##### INFORMATION SUPPLIED

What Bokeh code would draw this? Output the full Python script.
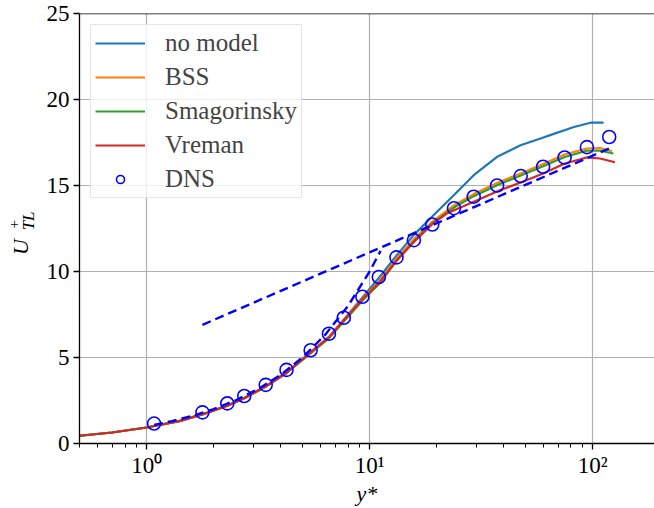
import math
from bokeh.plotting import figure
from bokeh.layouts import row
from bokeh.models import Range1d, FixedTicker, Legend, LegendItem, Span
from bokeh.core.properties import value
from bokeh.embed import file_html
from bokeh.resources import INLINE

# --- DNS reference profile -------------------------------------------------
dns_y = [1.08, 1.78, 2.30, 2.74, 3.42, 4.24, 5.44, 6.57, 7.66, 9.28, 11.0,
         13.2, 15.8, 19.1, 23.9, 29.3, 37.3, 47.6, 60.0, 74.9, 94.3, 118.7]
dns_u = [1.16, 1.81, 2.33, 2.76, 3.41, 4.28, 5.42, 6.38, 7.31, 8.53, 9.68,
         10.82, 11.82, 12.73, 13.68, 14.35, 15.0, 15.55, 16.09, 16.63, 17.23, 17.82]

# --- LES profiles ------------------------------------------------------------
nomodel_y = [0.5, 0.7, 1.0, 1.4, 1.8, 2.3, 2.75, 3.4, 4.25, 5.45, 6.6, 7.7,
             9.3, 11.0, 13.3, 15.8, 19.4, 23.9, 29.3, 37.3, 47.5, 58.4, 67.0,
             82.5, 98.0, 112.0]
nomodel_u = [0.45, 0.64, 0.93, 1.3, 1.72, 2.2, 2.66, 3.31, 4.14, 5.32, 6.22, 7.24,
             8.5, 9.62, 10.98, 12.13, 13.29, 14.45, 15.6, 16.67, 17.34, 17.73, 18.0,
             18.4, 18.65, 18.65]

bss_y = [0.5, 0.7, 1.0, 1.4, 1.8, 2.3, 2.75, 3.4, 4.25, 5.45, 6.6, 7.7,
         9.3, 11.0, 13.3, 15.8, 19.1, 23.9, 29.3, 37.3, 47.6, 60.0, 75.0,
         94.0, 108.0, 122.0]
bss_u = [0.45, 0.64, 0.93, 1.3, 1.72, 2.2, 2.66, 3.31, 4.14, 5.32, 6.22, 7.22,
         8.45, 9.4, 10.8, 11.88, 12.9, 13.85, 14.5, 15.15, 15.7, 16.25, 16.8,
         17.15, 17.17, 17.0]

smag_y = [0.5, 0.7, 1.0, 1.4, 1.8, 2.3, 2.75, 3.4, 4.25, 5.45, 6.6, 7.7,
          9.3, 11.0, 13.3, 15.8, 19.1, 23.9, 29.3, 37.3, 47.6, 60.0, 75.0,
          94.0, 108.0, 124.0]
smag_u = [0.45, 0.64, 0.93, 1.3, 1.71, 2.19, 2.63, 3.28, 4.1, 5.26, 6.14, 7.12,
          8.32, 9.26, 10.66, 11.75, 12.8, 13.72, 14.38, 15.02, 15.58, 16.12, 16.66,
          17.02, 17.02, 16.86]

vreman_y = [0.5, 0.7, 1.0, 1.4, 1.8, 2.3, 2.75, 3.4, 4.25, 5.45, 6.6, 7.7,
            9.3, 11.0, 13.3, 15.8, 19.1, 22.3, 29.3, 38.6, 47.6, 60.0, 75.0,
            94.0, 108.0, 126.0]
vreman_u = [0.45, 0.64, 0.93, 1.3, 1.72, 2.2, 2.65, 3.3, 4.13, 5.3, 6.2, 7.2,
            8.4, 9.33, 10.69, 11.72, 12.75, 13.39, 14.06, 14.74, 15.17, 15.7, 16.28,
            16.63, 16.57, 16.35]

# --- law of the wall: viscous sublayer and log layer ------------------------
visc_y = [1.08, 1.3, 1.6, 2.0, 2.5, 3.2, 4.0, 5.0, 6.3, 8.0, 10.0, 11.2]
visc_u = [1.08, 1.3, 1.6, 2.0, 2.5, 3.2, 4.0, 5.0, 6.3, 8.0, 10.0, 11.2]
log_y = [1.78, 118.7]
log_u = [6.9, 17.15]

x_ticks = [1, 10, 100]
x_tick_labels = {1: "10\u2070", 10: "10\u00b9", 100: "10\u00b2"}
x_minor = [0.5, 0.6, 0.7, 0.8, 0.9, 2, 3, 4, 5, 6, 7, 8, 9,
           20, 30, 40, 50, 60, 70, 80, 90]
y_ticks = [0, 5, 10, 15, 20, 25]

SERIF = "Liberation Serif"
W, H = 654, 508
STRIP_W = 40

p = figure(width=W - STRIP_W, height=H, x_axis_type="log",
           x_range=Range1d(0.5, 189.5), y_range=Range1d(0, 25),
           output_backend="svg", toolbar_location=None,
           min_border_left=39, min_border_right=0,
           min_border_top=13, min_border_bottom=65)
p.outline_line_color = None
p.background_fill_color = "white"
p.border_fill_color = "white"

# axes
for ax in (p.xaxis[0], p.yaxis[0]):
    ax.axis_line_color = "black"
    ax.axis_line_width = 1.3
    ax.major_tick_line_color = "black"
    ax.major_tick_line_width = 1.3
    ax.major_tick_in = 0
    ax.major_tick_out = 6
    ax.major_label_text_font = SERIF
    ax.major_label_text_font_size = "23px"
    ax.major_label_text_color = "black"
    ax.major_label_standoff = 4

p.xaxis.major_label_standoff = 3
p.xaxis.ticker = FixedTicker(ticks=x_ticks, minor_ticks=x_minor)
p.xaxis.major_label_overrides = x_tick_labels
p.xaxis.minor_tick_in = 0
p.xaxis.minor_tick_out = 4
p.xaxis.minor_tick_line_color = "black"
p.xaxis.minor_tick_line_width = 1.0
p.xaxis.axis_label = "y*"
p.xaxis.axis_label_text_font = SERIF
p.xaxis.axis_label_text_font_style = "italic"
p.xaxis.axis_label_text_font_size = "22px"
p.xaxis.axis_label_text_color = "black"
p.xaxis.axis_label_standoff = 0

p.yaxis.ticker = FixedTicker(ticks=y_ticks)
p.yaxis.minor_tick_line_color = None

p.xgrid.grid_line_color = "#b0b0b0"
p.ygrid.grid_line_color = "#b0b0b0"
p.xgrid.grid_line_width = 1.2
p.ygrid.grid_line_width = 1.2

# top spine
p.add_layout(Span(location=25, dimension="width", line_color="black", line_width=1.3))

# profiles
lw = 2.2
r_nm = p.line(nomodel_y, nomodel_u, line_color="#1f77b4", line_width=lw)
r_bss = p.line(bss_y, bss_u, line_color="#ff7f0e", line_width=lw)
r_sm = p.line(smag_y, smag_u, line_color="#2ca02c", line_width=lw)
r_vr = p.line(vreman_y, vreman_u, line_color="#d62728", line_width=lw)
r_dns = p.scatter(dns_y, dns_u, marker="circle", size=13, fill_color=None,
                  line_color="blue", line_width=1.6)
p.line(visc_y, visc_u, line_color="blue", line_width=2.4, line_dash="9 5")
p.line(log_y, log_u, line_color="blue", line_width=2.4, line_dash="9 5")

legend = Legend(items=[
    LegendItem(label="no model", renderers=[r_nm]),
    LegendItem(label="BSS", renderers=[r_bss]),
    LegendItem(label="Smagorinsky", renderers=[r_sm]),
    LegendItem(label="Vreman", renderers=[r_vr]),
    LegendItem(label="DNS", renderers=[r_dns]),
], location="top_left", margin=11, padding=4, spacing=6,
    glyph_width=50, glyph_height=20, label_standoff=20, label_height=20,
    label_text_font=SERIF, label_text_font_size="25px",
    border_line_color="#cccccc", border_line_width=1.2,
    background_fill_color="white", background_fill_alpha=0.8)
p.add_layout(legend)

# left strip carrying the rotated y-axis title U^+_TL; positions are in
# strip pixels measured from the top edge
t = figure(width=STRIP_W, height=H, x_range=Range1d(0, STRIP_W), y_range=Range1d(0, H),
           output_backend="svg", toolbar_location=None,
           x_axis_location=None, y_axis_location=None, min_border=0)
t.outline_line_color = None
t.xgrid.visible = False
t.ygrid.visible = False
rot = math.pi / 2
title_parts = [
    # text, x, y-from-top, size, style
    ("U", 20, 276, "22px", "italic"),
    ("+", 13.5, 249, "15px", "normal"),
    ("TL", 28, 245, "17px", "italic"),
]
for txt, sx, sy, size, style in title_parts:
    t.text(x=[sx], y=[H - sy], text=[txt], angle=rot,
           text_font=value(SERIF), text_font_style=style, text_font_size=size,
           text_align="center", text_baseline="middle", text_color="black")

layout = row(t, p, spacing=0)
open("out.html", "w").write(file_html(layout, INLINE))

##########

▶ [THE PROBLEM] Leave the pictures out and reproduce exactly the lines from the top of the listing above through the line with "from bokeh.resources import INLINE".

▶ [EXPECTED OUTPUT]
What Bokeh code would draw this? Output the full Python script.
import math
from bokeh.plotting import figure
from bokeh.layouts import row
from bokeh.models import Range1d, FixedTicker, Legend, LegendItem, Span
from bokeh.core.properties import value
from bokeh.embed import file_html
from bokeh.resources import INLINE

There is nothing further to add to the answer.